With the images removed, repeat the data below exactly.

[Collected material]
****
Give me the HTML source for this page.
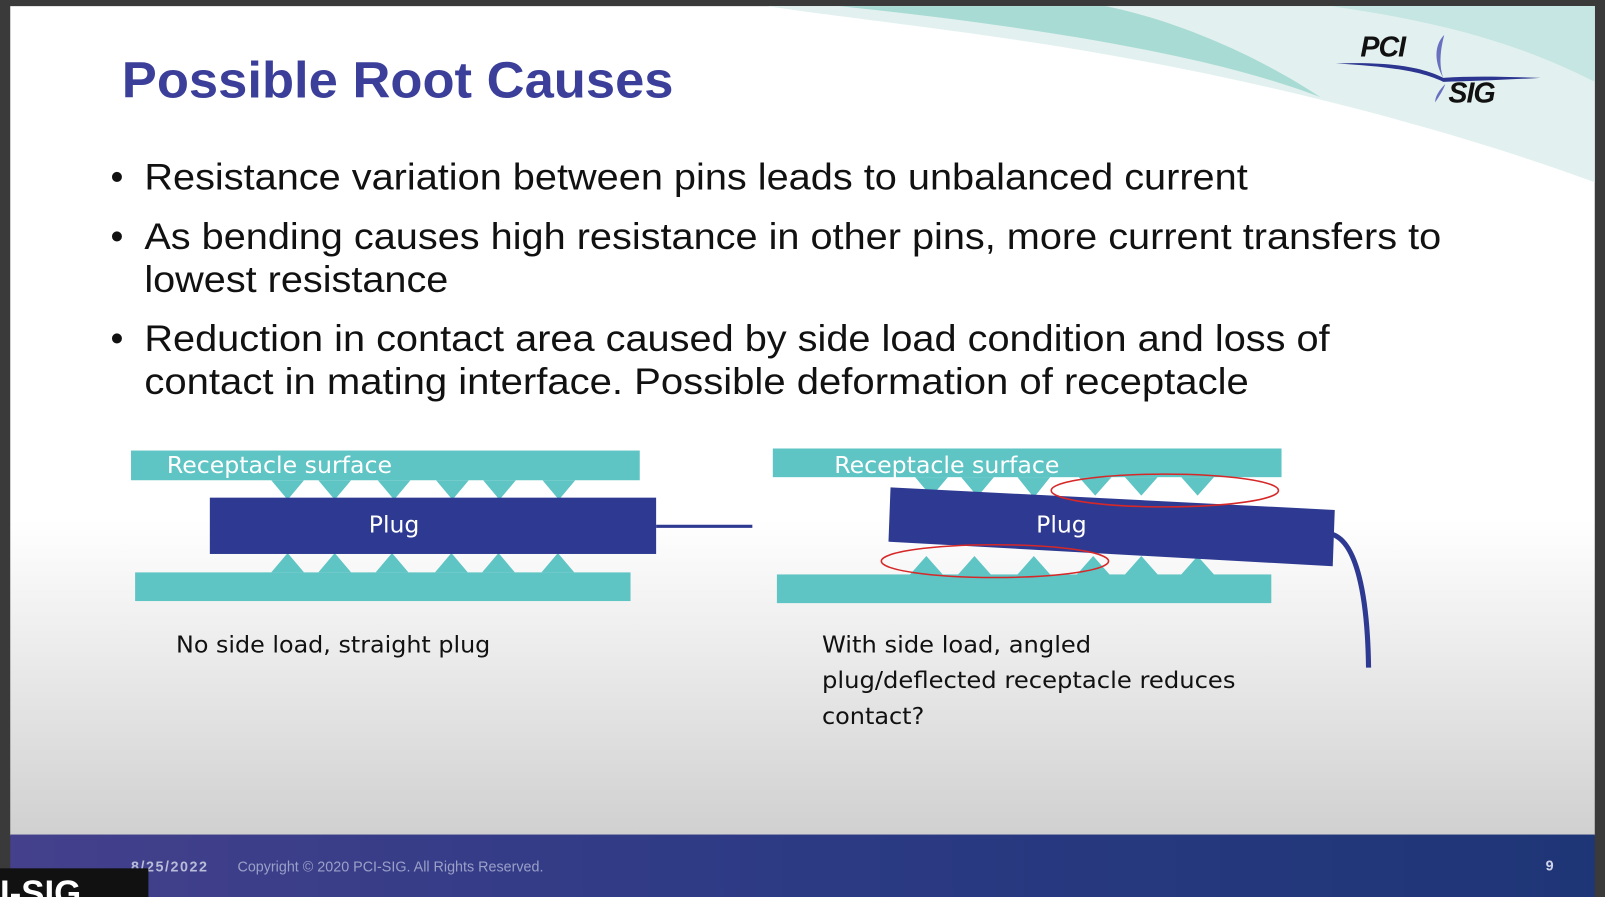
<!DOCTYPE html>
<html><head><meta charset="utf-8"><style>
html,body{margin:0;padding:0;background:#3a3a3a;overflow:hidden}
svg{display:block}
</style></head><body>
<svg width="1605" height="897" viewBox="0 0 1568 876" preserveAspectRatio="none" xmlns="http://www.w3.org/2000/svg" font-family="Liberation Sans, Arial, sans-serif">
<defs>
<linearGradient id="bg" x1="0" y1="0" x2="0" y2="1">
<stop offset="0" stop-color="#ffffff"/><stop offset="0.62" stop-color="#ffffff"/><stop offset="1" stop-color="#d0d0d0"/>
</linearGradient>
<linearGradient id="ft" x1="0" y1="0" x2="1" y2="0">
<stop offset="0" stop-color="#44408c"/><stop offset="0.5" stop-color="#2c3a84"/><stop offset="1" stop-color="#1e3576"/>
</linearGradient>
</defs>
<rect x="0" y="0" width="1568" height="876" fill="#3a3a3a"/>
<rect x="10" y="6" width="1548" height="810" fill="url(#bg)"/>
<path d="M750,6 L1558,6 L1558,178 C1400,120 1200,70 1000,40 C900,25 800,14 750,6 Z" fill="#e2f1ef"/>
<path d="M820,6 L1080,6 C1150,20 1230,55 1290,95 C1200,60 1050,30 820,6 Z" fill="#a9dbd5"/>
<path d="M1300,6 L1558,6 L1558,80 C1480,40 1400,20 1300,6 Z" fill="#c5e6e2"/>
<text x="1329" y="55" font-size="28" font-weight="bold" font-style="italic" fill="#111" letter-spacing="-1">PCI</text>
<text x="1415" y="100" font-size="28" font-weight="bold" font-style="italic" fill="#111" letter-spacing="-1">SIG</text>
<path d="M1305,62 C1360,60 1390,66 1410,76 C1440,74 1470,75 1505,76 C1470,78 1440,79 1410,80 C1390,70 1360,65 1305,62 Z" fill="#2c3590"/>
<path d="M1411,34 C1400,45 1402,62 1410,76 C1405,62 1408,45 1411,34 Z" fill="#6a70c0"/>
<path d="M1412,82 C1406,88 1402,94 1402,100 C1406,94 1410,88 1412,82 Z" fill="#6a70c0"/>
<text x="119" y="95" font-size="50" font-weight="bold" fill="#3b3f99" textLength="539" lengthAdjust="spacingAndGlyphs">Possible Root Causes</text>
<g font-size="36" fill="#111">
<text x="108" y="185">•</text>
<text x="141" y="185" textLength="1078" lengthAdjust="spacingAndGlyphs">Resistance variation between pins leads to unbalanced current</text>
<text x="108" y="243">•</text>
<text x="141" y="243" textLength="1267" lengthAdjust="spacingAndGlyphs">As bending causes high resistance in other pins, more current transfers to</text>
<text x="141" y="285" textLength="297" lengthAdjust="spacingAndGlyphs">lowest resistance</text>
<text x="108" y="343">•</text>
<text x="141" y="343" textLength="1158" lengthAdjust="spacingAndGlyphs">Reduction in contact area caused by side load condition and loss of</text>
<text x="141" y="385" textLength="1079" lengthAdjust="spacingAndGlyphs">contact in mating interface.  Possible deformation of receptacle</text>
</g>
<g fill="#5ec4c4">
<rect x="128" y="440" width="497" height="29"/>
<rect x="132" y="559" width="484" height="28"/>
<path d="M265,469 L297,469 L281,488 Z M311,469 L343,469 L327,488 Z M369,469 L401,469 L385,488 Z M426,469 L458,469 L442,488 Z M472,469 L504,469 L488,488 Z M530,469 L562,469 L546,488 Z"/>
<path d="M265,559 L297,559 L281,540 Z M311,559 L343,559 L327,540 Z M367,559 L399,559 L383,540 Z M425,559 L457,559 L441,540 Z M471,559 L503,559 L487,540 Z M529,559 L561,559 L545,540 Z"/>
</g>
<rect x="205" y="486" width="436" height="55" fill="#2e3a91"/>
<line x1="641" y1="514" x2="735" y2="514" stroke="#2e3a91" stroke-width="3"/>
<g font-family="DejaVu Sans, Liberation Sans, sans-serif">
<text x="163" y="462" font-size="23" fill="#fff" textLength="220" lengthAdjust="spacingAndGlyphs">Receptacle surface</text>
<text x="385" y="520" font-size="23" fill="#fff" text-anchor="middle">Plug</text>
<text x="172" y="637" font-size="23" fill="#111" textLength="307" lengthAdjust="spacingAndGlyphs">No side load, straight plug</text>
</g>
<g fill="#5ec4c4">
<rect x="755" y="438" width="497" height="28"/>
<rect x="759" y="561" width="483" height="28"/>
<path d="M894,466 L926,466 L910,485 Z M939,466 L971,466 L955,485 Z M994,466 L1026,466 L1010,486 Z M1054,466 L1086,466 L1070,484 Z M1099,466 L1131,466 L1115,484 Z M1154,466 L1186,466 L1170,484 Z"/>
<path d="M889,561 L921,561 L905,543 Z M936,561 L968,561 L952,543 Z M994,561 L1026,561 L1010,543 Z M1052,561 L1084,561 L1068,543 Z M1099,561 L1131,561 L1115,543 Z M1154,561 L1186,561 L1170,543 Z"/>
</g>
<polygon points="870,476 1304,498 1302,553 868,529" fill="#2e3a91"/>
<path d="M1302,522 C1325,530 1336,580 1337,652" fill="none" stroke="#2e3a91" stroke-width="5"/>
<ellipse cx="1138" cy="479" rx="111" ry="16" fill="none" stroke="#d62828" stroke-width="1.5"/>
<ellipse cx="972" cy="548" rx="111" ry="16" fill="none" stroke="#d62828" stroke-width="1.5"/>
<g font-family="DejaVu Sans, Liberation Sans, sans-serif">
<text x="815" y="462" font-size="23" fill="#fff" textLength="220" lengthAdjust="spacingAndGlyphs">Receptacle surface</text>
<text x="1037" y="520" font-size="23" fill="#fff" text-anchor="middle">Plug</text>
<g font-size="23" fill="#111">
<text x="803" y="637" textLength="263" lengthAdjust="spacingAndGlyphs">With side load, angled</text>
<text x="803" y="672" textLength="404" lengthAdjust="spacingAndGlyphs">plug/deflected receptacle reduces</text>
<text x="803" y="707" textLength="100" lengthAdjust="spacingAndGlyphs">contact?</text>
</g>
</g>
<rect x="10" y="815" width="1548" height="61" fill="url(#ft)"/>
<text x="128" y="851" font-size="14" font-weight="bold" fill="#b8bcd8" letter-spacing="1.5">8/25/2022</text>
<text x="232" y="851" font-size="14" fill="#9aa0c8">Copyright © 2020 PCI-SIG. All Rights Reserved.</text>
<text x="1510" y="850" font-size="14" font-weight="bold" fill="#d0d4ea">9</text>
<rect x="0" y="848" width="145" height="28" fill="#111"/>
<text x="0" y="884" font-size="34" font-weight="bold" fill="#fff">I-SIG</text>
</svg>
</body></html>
****
[Solution to this problem]
Give me the HTML source for this page.
<!DOCTYPE html>
<html><head><meta charset="utf-8"><style>
html,body{margin:0;padding:0;background:#3a3a3a;overflow:hidden}
svg{display:block}
</style></head><body>
<svg width="1605" height="897" viewBox="0 0 1568 876" preserveAspectRatio="none" xmlns="http://www.w3.org/2000/svg" font-family="Liberation Sans, Arial, sans-serif">
<defs>
<linearGradient id="bg" x1="0" y1="0" x2="0" y2="1">
<stop offset="0" stop-color="#ffffff"/><stop offset="0.62" stop-color="#ffffff"/><stop offset="1" stop-color="#d0d0d0"/>
</linearGradient>
<linearGradient id="ft" x1="0" y1="0" x2="1" y2="0">
<stop offset="0" stop-color="#44408c"/><stop offset="0.5" stop-color="#2c3a84"/><stop offset="1" stop-color="#1e3576"/>
</linearGradient>
</defs>
<rect x="0" y="0" width="1568" height="876" fill="#3a3a3a"/>
<rect x="10" y="6" width="1548" height="810" fill="url(#bg)"/>
<path d="M750,6 L1558,6 L1558,178 C1400,120 1200,70 1000,40 C900,25 800,14 750,6 Z" fill="#e2f1ef"/>
<path d="M820,6 L1080,6 C1150,20 1230,55 1290,95 C1200,60 1050,30 820,6 Z" fill="#a9dbd5"/>
<path d="M1300,6 L1558,6 L1558,80 C1480,40 1400,20 1300,6 Z" fill="#c5e6e2"/>
<text x="1329" y="55" font-size="28" font-weight="bold" font-style="italic" fill="#111" letter-spacing="-1">PCI</text>
<text x="1415" y="100" font-size="28" font-weight="bold" font-style="italic" fill="#111" letter-spacing="-1">SIG</text>
<path d="M1305,62 C1360,60 1390,66 1410,76 C1440,74 1470,75 1505,76 C1470,78 1440,79 1410,80 C1390,70 1360,65 1305,62 Z" fill="#2c3590"/>
<path d="M1411,34 C1400,45 1402,62 1410,76 C1405,62 1408,45 1411,34 Z" fill="#6a70c0"/>
<path d="M1412,82 C1406,88 1402,94 1402,100 C1406,94 1410,88 1412,82 Z" fill="#6a70c0"/>
<text x="119" y="95" font-size="50" font-weight="bold" fill="#3b3f99" textLength="539" lengthAdjust="spacingAndGlyphs">Possible Root Causes</text>
<g font-size="36" fill="#111">
<text x="108" y="185">•</text>
<text x="141" y="185" textLength="1078" lengthAdjust="spacingAndGlyphs">Resistance variation between pins leads to unbalanced current</text>
<text x="108" y="243">•</text>
<text x="141" y="243" textLength="1267" lengthAdjust="spacingAndGlyphs">As bending causes high resistance in other pins, more current transfers to</text>
<text x="141" y="285" textLength="297" lengthAdjust="spacingAndGlyphs">lowest resistance</text>
<text x="108" y="343">•</text>
<text x="141" y="343" textLength="1158" lengthAdjust="spacingAndGlyphs">Reduction in contact area caused by side load condition and loss of</text>
<text x="141" y="385" textLength="1079" lengthAdjust="spacingAndGlyphs">contact in mating interface.  Possible deformation of receptacle</text>
</g>
<g fill="#5ec4c4">
<rect x="128" y="440" width="497" height="29"/>
<rect x="132" y="559" width="484" height="28"/>
<path d="M265,469 L297,469 L281,488 Z M311,469 L343,469 L327,488 Z M369,469 L401,469 L385,488 Z M426,469 L458,469 L442,488 Z M472,469 L504,469 L488,488 Z M530,469 L562,469 L546,488 Z"/>
<path d="M265,559 L297,559 L281,540 Z M311,559 L343,559 L327,540 Z M367,559 L399,559 L383,540 Z M425,559 L457,559 L441,540 Z M471,559 L503,559 L487,540 Z M529,559 L561,559 L545,540 Z"/>
</g>
<rect x="205" y="486" width="436" height="55" fill="#2e3a91"/>
<line x1="641" y1="514" x2="735" y2="514" stroke="#2e3a91" stroke-width="3"/>
<g font-family="DejaVu Sans, Liberation Sans, sans-serif">
<text x="163" y="462" font-size="23" fill="#fff" textLength="220" lengthAdjust="spacingAndGlyphs">Receptacle surface</text>
<text x="385" y="520" font-size="23" fill="#fff" text-anchor="middle">Plug</text>
<text x="172" y="637" font-size="23" fill="#111" textLength="307" lengthAdjust="spacingAndGlyphs">No side load, straight plug</text>
</g>
<g fill="#5ec4c4">
<rect x="755" y="438" width="497" height="28"/>
<rect x="759" y="561" width="483" height="28"/>
<path d="M894,466 L926,466 L910,485 Z M939,466 L971,466 L955,485 Z M994,466 L1026,466 L1010,486 Z M1054,466 L1086,466 L1070,484 Z M1099,466 L1131,466 L1115,484 Z M1154,466 L1186,466 L1170,484 Z"/>
<path d="M889,561 L921,561 L905,543 Z M936,561 L968,561 L952,543 Z M994,561 L1026,561 L1010,543 Z M1052,561 L1084,561 L1068,543 Z M1099,561 L1131,561 L1115,543 Z M1154,561 L1186,561 L1170,543 Z"/>
</g>
<polygon points="870,476 1304,498 1302,553 868,529" fill="#2e3a91"/>
<path d="M1302,522 C1325,530 1336,580 1337,652" fill="none" stroke="#2e3a91" stroke-width="5"/>
<ellipse cx="1138" cy="479" rx="111" ry="16" fill="none" stroke="#d62828" stroke-width="1.5"/>
<ellipse cx="972" cy="548" rx="111" ry="16" fill="none" stroke="#d62828" stroke-width="1.5"/>
<g font-family="DejaVu Sans, Liberation Sans, sans-serif">
<text x="815" y="462" font-size="23" fill="#fff" textLength="220" lengthAdjust="spacingAndGlyphs">Receptacle surface</text>
<text x="1037" y="520" font-size="23" fill="#fff" text-anchor="middle">Plug</text>
<g font-size="23" fill="#111">
<text x="803" y="637" textLength="263" lengthAdjust="spacingAndGlyphs">With side load, angled</text>
<text x="803" y="672" textLength="404" lengthAdjust="spacingAndGlyphs">plug/deflected receptacle reduces</text>
<text x="803" y="707" textLength="100" lengthAdjust="spacingAndGlyphs">contact?</text>
</g>
</g>
<rect x="10" y="815" width="1548" height="61" fill="url(#ft)"/>
<text x="128" y="851" font-size="14" font-weight="bold" fill="#b8bcd8" letter-spacing="1.5">8/25/2022</text>
<text x="232" y="851" font-size="14" fill="#9aa0c8">Copyright © 2020 PCI-SIG. All Rights Reserved.</text>
<text x="1510" y="850" font-size="14" font-weight="bold" fill="#d0d4ea">9</text>
<rect x="0" y="848" width="145" height="28" fill="#111"/>
<text x="0" y="884" font-size="34" font-weight="bold" fill="#fff">I-SIG</text>
</svg>
</body></html>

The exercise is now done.